No, Democrats Never Really Held the Debt Limit Hostage

Ronald Reagan never had it from Congress the way Barack Obama does.

Photo by AFP/Getty Images

Charles C. Johnson is a careful reporter for the Daily Caller, an expert at digging through public records to find graft or hypocrisy. Example: It was Johnson who proved that former Institute for Study of War analyst Elizabeth O’Bagy both had a problem with disclosure and a problem with overstating her academic credentials. 

Today, Johnson attempts to prove a point that Republicans have been making before they release their full debt limit demands. “The Democratic Party,” he writes, “has consistently battled debt ceiling increases when Republican presidents were in power.” Fair-minded journalists have been wondering about this, wondering how many Pinocchios or Pants on Fire to assign Barack Obama when he says the GOP’s current demands are without precedent. Johnson’s near-total failure suggests that Obama might be right.

First of all: Consistently? Like, every time it’s come up for a vote. Actually, no—not even Johnson really proves that. He finds three examples in the 1980s when the Democratic House did not quickly give Ronald Reagan a  debt limit increase.

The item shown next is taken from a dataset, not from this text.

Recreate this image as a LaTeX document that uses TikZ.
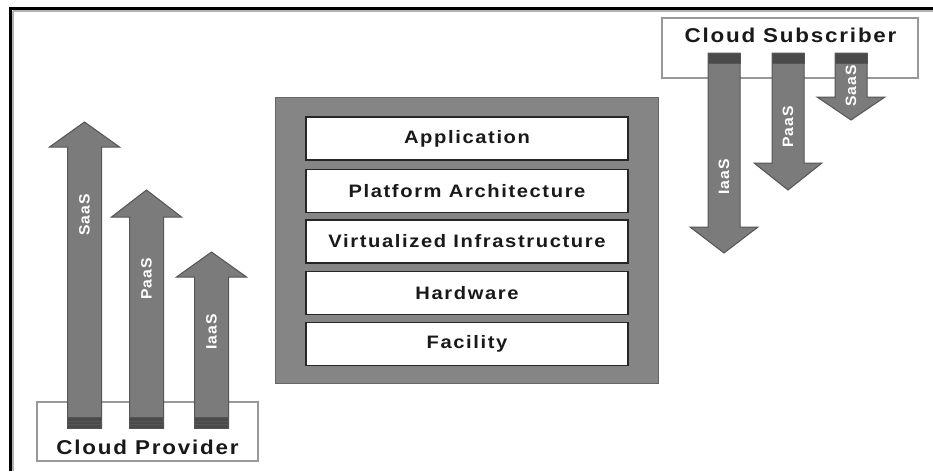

Exhibit A:

In 1981, the Democrats opposed efforts to increase the debt limit and accused Republicans of “conscience-less” politics targeting the poor, according to The Milwaukee Journal.

This leaves out oodles of context. At the start of 1981, Republicans controlled the Senate and White House. Some Senate Republicans wanted to pass a debt limit increase and attach a tax cut.  Some Democrats, who had voted for debt limit increases under Jimmy Carter and been attacked by Republicans, balked. They didn’t actually make demands, and from the outset they had a majority of members ready to vote for a clean debt limit increase. From the Feb. 2, 1981, edition of the New York Times:

The Speaker of the House, Thomas P. O’Neill Jr. of Massachusetts, has promised President Reagan that he will try to line up Democratic votes to support the requested increase in the debt ceiling. But he informed Mr. Reagan that he expected the Republicans to support the budget ceiling increase, and disavow ”budget-ceiling politics.”

The crisis, such as it was, lasted four more days. Sen. Robert Byrd, then the Democratic majority leader, said that his party only wanted to “depoliticize” the debt limit to prevent another campaign in which Democrats were pilloried for voting for it. O’Neill, however, was good to his word, and on Feb. 5 he pushed the debt limit increase through the House on a 305–104 vote. Most members of both parties voted for a debt limit increase with no extra riders.

That was Johnson’s first example. His second is a 1983 Senate vote against the debt limit increase; at the time, Republicans controlled the Senate, and it was conservatives who temporarily thwarted the vote. But his third (and final) example is more promising—he finds a June 28, 1984, article in which Democrats beat two debt limit votes to gain leverage against defense spending increases in the Senate. This Washington Post story from the same day provides some more context.

In the latest debt-ceiling fight, Democrats want to force approval of a budget resolution setting a compromise figure for defense spending next year, while Republicans are delaying in hopes that the issue will be resolved in a more favorable arena, close to the $299 billion figure they negotiated with the White House several months ago. This was a cut of $13 billion from what Reagan originally proposed but represents a substantial increase over current spending.

The Republicans’ so-far successful stall has angered and frustrated the Democrats, even those like House Budget Committee Chairman James R. Jones (D-Okla.) who normally refuse to hold debt measures hostage for other objectives.

Unless defense spending cuts are assured as part of a three-year deficit-reduction package of between $140 billion and $180 billion, the recent one-half percent increase in the prime rate “will just be the beginning” of a surge in interest rates, Jones warned in urging the House to block the debt-ceiling increase as a way of forcing the Senate to compromise on defense reductions.

That’s a fair analogue to our current crisis, right? So how long did the impasse last? Just one more day: Democrats were criticized for the brinkmanship and passed a clean debt limit increase.

To recap: Raising the debt limit always been unpopular, and tough to explain to voters. A few times, Democrats balked at raising it for a few days to make a point, then caved in. Many more times, they’ve just voted for the damn thing. John Boehner’s Republicans have only ever agreed to raise the debt limit if they won major policy concessions from the president. Both parties don’t do it. One party does it.